Atheists and secularists alike have long pointed out that Christians would quickly object if their rights were ever trampled upon in the same way they frequently trample upon the rights of others. From marriage equality to other basic rights to the building of holy centers, the Christian majority would freak if they were prevented from all these things. But does that stop them from doing it to others? Does that stop them from introducing creationist intelligent design bills? Have they ever ceased in their desire to weasel prayer into public schools? Or to keep it, a la irrational Communist fears, on our money? Of course not. But now that yoga is being taught to kids…well. Now we have a real problem:

Mary Eady, the parent of a first grader, said the classes were rooted in the deeply religious practice of Ashtanga yoga, in which physical actions are inextricable from the spiritual beliefs underlying them.

“They’re not just teaching physical poses, they’re teaching children how to think and how to make decisions,” Ms.
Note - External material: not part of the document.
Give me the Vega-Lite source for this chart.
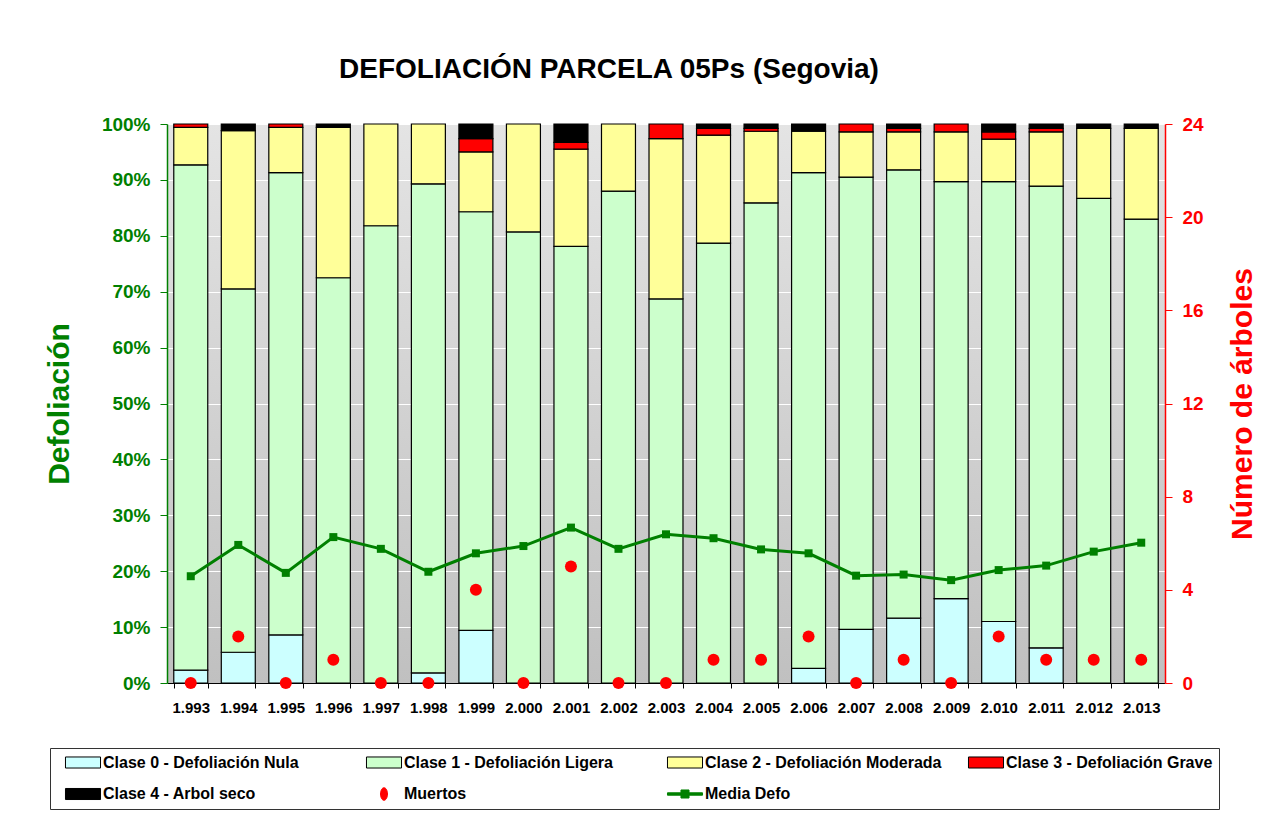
{
  "$schema": "https://vega.github.io/schema/vega-lite/v6.json",
  "width": 998,
  "height": 559,
  "autosize": {"type": "none"},
  "padding": {"left": 167, "top": 124, "right": 119, "bottom": 131},
  "background": "white",
  "title": {
    "text": "DEFOLIACIÓN PARCELA 05Ps (Segovia)",
    "font": "Liberation Sans",
    "fontSize": 28,
    "fontWeight": "bold",
    "color": "black",
    "anchor": "middle",
    "dx": -57,
    "offset": 9,
    "baseline": "alphabetic"
  },
  "config": {
    "font": "Liberation Sans",
    "view": {
      "stroke": null,
      "fill": {"gradient": "linear", "x1": 0, "y1": 0, "x2": 0, "y2": 1, "stops": [{"offset": 0, "color": "#e4e4e4"}, {"offset": 1, "color": "#c0c0c0"}]}
    },
    "legend": {
      "title": null,
      "orient": "none",
      "legendX": -117,
      "legendY": 624,
      "direction": "horizontal",
      "columns": 4,
      "gridAlign": "all",
      "columnPadding": 17,
      "rowPadding": 14,
      "padding": 6,
      "symbolOffset": 19,
      "labelOffset": 12,
      "labelFont": "Liberation Sans",
      "labelFontSize": 16,
      "labelFontWeight": "bold",
      "labelColor": "black",
      "labelLimit": 400,
      "strokeColor": "#333333",
      "fillColor": "white",
      "symbolSize": 144,
      "symbolStrokeWidth": 1,
      "symbolOpacity": 1
    }
  },
  "datasets": {
    "clases": [
      {"anio": "1.993", "clase": "Clase 0 - Defoliación Nula", "v": 2.3},
      {"anio": "1.993", "clase": "Clase 1 - Defoliación Ligera", "v": 90.4},
      {"anio": "1.993", "clase": "Clase 2 - Defoliación Moderada", "v": 6.7},
      {"anio": "1.993", "clase": "Clase 3 - Defoliación Grave", "v": 0.6},
      {"anio": "1.994", "clase": "Clase 0 - Defoliación Nula", "v": 5.5},
      {"anio": "1.994", "clase": "Clase 1 - Defoliación Ligera", "v": 65.0},
      {"anio": "1.994", "clase": "Clase 2 - Defoliación Moderada", "v": 28.3},
      {"anio": "1.994", "clase": "Clase 4 - Arbol seco", "v": 1.2},
      {"anio": "1.995", "clase": "Clase 0 - Defoliación Nula", "v": 8.6},
      {"anio": "1.995", "clase": "Clase 1 - Defoliación Ligera", "v": 82.7},
      {"anio": "1.995", "clase": "Clase 2 - Defoliación Moderada", "v": 8.1},
      {"anio": "1.995", "clase": "Clase 3 - Defoliación Grave", "v": 0.6},
      {"anio": "1.996", "clase": "Clase 1 - Defoliación Ligera", "v": 72.5},
      {"anio": "1.996", "clase": "Clase 2 - Defoliación Moderada", "v": 26.9},
      {"anio": "1.996", "clase": "Clase 4 - Arbol seco", "v": 0.6},
      {"anio": "1.997", "clase": "Clase 1 - Defoliación Ligera", "v": 81.8},
      {"anio": "1.997", "clase": "Clase 2 - Defoliación Moderada", "v": 18.2},
      {"anio": "1.998", "clase": "Clase 0 - Defoliación Nula", "v": 1.8},
      {"anio": "1.998", "clase": "Clase 1 - Defoliación Ligera", "v": 87.5},
      {"anio": "1.998", "clase": "Clase 2 - Defoliación Moderada", "v": 10.7},
      {"anio": "1.999", "clase": "Clase 0 - Defoliación Nula", "v": 9.4},
      {"anio": "1.999", "clase": "Clase 1 - Defoliación Ligera", "v": 74.9},
      {"anio": "1.999", "clase": "Clase 2 - Defoliación Moderada", "v": 10.7},
      {"anio": "1.999", "clase": "Clase 3 - Defoliación Grave", "v": 2.4},
      {"anio": "1.999", "clase": "Clase 4 - Arbol seco", "v": 2.6},
      {"anio": "2.000", "clase": "Clase 1 - Defoliación Ligera", "v": 80.7},
      {"anio": "2.000", "clase": "Clase 2 - Defoliación Moderada", "v": 19.3},
      {"anio": "2.001", "clase": "Clase 1 - Defoliación Ligera", "v": 78.1},
      {"anio": "2.001", "clase": "Clase 2 - Defoliación Moderada", "v": 17.4},
      {"anio": "2.001", "clase": "Clase 3 - Defoliación Grave", "v": 1.2},
      {"anio": "2.001", "clase": "Clase 4 - Arbol seco", "v": 3.3},
      {"anio": "2.002", "clase": "Clase 1 - Defoliación Ligera", "v": 88.0},
      {"anio": "2.002", "clase": "Clase 2 - Defoliación Moderada", "v": 12.0},
      {"anio": "2.003", "clase": "Clase 1 - Defoliación Ligera", "v": 68.7},
      {"anio": "2.003", "clase": "Clase 2 - Defoliación Moderada", "v": 28.7},
      {"anio": "2.003", "clase": "Clase 3 - Defoliación Grave", "v": 2.6},
      {"anio": "2.004", "clase": "Clase 1 - Defoliación Ligera", "v": 78.7},
      {"anio": "2.004", "clase": "Clase 2 - Defoliación Moderada", "v": 19.3},
      {"anio": "2.004", "clase": "Clase 3 - Defoliación Grave", "v": 1.2},
      {"anio": "2.004", "clase": "Clase 4 - Arbol seco", "v": 0.8},
      {"anio": "2.005", "clase": "Clase 1 - Defoliación Ligera", "v": 85.9},
      {"anio": "2.005", "clase": "Clase 2 - Defoliación Moderada", "v": 12.8},
      {"anio": "2.005", "clase": "Clase 3 - Defoliación Grave", "v": 0.5},
      {"anio": "2.005", "clase": "Clase 4 - Arbol seco", "v": 0.8},
      {"anio": "2.006", "clase": "Clase 0 - Defoliación Nula", "v": 2.6},
      {"anio": "2.006", "clase": "Clase 1 - Defoliación Ligera", "v": 88.7},
      {"anio": "2.006", "clase": "Clase 2 - Defoliación Moderada", "v": 7.4},
      {"anio": "2.006", "clase": "Clase 4 - Arbol seco", "v": 1.3},
      {"anio": "2.007", "clase": "Clase 0 - Defoliación Nula", "v": 9.6},
      {"anio": "2.007", "clase": "Clase 1 - Defoliación Ligera", "v": 80.9},
      {"anio": "2.007", "clase": "Clase 2 - Defoliación Moderada", "v": 8.1},
      {"anio": "2.007", "clase": "Clase 3 - Defoliación Grave", "v": 1.4},
      {"anio": "2.008", "clase": "Clase 0 - Defoliación Nula", "v": 11.6},
      {"anio": "2.008", "clase": "Clase 1 - Defoliación Ligera", "v": 80.2},
      {"anio": "2.008", "clase": "Clase 2 - Defoliación Moderada", "v": 6.8},
      {"anio": "2.008", "clase": "Clase 3 - Defoliación Grave", "v": 0.6},
      {"anio": "2.008", "clase": "Clase 4 - Arbol seco", "v": 0.8},
      {"anio": "2.009", "clase": "Clase 0 - Defoliación Nula", "v": 15.1},
      {"anio": "2.009", "clase": "Clase 1 - Defoliación Ligera", "v": 74.6},
      {"anio": "2.009", "clase": "Clase 2 - Defoliación Moderada", "v": 8.9},
      {"anio": "2.009", "clase": "Clase 3 - Defoliación Grave", "v": 1.4},
      {"anio": "2.010", "clase": "Clase 0 - Defoliación Nula", "v": 11.0},
      {"anio": "2.010", "clase": "Clase 1 - Defoliación Ligera", "v": 78.7},
      {"anio": "2.010", "clase": "Clase 2 - Defoliación Moderada", "v": 7.6},
      {"anio": "2.010", "clase": "Clase 3 - Defoliación Grave", "v": 1.3},
      {"anio": "2.010", "clase": "Clase 4 - Arbol seco", "v": 1.4},
      {"anio": "2.011", "clase": "Clase 0 - Defoliación Nula", "v": 6.3},
      {"anio": "2.011", "clase": "Clase 1 - Defoliación Ligera", "v": 82.6},
      {"anio": "2.011", "clase": "Clase 2 - Defoliación Moderada", "v": 9.7},
      {"anio": "2.011", "clase": "Clase 3 - Defoliación Grave", "v": 0.6},
      {"anio": "2.011", "clase": "Clase 4 - Arbol seco", "v": 0.8},
      {"anio": "2.012", "clase": "Clase 1 - Defoliación Ligera", "v": 86.7},
      {"anio": "2.012", "clase": "Clase 2 - Defoliación Moderada", "v": 12.5},
      {"anio": "2.012", "clase": "Clase 4 - Arbol seco", "v": 0.8},
      {"anio": "2.013", "clase": "Clase 1 - Defoliación Ligera", "v": 83.0},
      {"anio": "2.013", "clase": "Clase 2 - Defoliación Moderada", "v": 16.2},
      {"anio": "2.013", "clase": "Clase 4 - Arbol seco", "v": 0.8}
    ],
    "anual": [
      {"anio": "1.993", "media": 19.1, "muertos": 0},
      {"anio": "1.994", "media": 24.7, "muertos": 2},
      {"anio": "1.995", "media": 19.7, "muertos": 0},
      {"anio": "1.996", "media": 26.1, "muertos": 1},
      {"anio": "1.997", "media": 24.0, "muertos": 0},
      {"anio": "1.998", "media": 19.9, "muertos": 0},
      {"anio": "1.999", "media": 23.2, "muertos": 4},
      {"anio": "2.000", "media": 24.5, "muertos": 0},
      {"anio": "2.001", "media": 27.8, "muertos": 5},
      {"anio": "2.002", "media": 24.0, "muertos": 0},
      {"anio": "2.003", "media": 26.6, "muertos": 0},
      {"anio": "2.004", "media": 25.9, "muertos": 1},
      {"anio": "2.005", "media": 23.9, "muertos": 1},
      {"anio": "2.006", "media": 23.2, "muertos": 2},
      {"anio": "2.007", "media": 19.2, "muertos": 0},
      {"anio": "2.008", "media": 19.4, "muertos": 1},
      {"anio": "2.009", "media": 18.4, "muertos": 0},
      {"anio": "2.010", "media": 20.2, "muertos": 2},
      {"anio": "2.011", "media": 21.0, "muertos": 1},
      {"anio": "2.012", "media": 23.5, "muertos": 1},
      {"anio": "2.013", "media": 25.1, "muertos": 1}
    ]
  },
  "encoding": {
    "x": {
      "field": "anio",
      "type": "ordinal",
      "sort": "ascending",
      "scale": {"paddingInner": 0.285, "paddingOuter": 0.1425},
      "axis": {
        "title": null,
        "labelAngle": 0,
        "labelFontSize": 15,
        "labelFontWeight": "bold",
        "labelColor": "black",
        "labelPadding": 12,
        "tickBand": "extent",
        "tickColor": "black",
        "tickSize": 5,
        "domainColor": "black",
        "domainWidth": 1.2
      }
    }
  },
  "layer": [
    {
      "data": {"name": "clases"},
      "mark": {"type": "bar", "stroke": "black", "strokeWidth": 1.2, "opacity": 1},
      "encoding": {
        "y": {
          "field": "v",
          "type": "quantitative",
          "stack": "zero",
          "scale": {"domain": [0, 100], "nice": false},
          "axis": {
            "orient": "left",
            "values": [0, 10, 20, 30, 40, 50, 60, 70, 80, 90, 100],
            "labelExpr": "datum.value + '%'",
            "labelColor": "#008000",
            "labelFontSize": 19,
            "labelFontWeight": "bold",
            "labelPadding": 10,
            "tickColor": "#008000",
            "tickSize": 7,
            "domainColor": "#008000",
            "domainWidth": 1.5,
            "grid": true,
            "gridColor": "white",
            "gridWidth": 1,
            "title": "Defoliación",
            "titleColor": "#008000",
            "titleFontSize": 30,
            "titleFontWeight": "bold",
            "titleAngle": -90,
            "titleAlign": "center",
            "titleBaseline": "middle",
            "titleX": -108,
            "titleY": 279.5
          }
        },
        "order": {"field": "clase", "sort": "ascending"},
        "color": {
          "field": "clase",
          "type": "nominal",
          "scale": {
            "domain": ["Clase 0 - Defoliación Nula", "Clase 1 - Defoliación Ligera", "Clase 2 - Defoliación Moderada", "Clase 3 - Defoliación Grave", "Clase 4 - Arbol seco", "Muertos", "Media Defo"],
            "range": ["#CCFFFF", "#CCFFCC", "#FFFF99", "#FF0000", "#000000", "#FF0000", "#008000"]
          },
          "legend": {"title": null}
        }
      }
    },
    {
      "data": {"name": "clases"},
      "mark": {"type": "point", "filled": true, "opacity": 0},
      "encoding": {
        "color": {"field": "clase", "type": "nominal", "legend": {"title": null}},
        "shape": {
          "field": "clase",
          "type": "nominal",
          "scale": {
            "domain": ["Clase 0 - Defoliación Nula", "Clase 1 - Defoliación Ligera", "Clase 2 - Defoliación Moderada", "Clase 3 - Defoliación Grave", "Clase 4 - Arbol seco", "Muertos", "Media Defo"],
            "range": ["M-2.92,-0.92H2.92V0.92H-2.92Z", "M-2.92,-0.92H2.92V0.92H-2.92Z", "M-2.92,-0.92H2.92V0.92H-2.92Z", "M-2.92,-0.92H2.92V0.92H-2.92Z", "M-2.92,-0.92H2.92V0.92H-2.92Z", "M-0.58,0A0.58,1.05,0,1,1,0.58,0A0.58,1.05,0,1,1,-0.58,0Z", "M-2.92,-0.2H-0.67V-0.67H0.67V-0.2H2.92V0.2H0.67V0.67H-0.67V0.2H-2.92Z"]
          },
          "legend": {"title": null}
        },
        "stroke": {
          "field": "clase",
          "type": "nominal",
          "scale": {
            "domain": ["Clase 0 - Defoliación Nula", "Clase 1 - Defoliación Ligera", "Clase 2 - Defoliación Moderada", "Clase 3 - Defoliación Grave", "Clase 4 - Arbol seco", "Muertos", "Media Defo"],
            "range": ["#000000", "#000000", "#000000", "#000000", "#000000", "#FF0000", "#008000"]
          },
          "legend": {"title": null}
        }
      }
    },
    {
      "data": {"name": "anual"},
      "mark": {"type": "point", "shape": "circle", "filled": true, "color": "#FF0000", "size": 144, "opacity": 1},
      "encoding": {
        "y": {
          "field": "muertos",
          "type": "quantitative",
          "scale": {"domain": [0, 24], "nice": false},
          "axis": {
            "orient": "right",
            "values": [0, 4, 8, 12, 16, 20, 24],
            "labelColor": "#FF0000",
            "labelFontSize": 19,
            "labelFontWeight": "bold",
            "labelPadding": 10,
            "tickColor": "#FF0000",
            "tickSize": 7,
            "domainColor": "#FF0000",
            "domainWidth": 1.5,
            "grid": false,
            "title": "Número de árboles",
            "titleColor": "#FF0000",
            "titleFontSize": 30,
            "titleFontWeight": "bold",
            "titleAngle": -90,
            "titleAlign": "center",
            "titleBaseline": "middle",
            "titleX": 77,
            "titleY": 279.5
          }
        }
      }
    },
    {
      "data": {"name": "anual"},
      "mark": {"type": "line", "color": "#008000", "strokeWidth": 3, "point": {"shape": "square", "size": 64, "filled": true, "color": "#008000", "opacity": 1}},
      "encoding": {
        "y": {
          "field": "media",
          "type": "quantitative",
          "scale": {"domain": [0, 100], "nice": false},
          "axis": null
        }
      }
    }
  ],
  "resolve": {"scale": {"y": "independent"}}
}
Eady said. “They’re teaching children how to meditate and how to look within for peace and for comfort. They’re using this as a tool for many things beyond just stretching.”

Ms. Eady and a few dozen other parents say a public school system should not be leading students down any particular religious path. Teaching children how to engage in spiritual exercises like meditation familiarizes young minds with certain religious viewpoints and practices, they say, and a public classroom is no place for that.

This all, of course, came out of discussions at Evangelical churches. The hint of even the remotest of threats has spurred Christian parents into action.

As it so happens, these parents aren’t entirely wrong. It does appear that Hindu practices are being promoted, especially given the religious source of funding for the program. However, that doesn’t mean the practice needs to stop all together. I’ve never done yoga and I don’t know much about it, but it appears to me that there are plenty of yoga classes and techniques out there that are basically secular in nature. I don’t see why the school couldn’t simply amend the class to reflect the fact that they’re a public institution.

All that said, it really doesn’t surprise me that we have Christians up in arms over something like this. If there was some sort of way they could not-so-slyly promote a uniquely Christian praying style, I’m sure we would hear every excuse in the book about how harmless it was. Then, when the practice was banned, we wouldn’t hear the end of how persecuted Christians are in America.

I just wish the Encinitas Muslim community would express their disapproval of this practice. I’d be curious to see the Christian reaction then.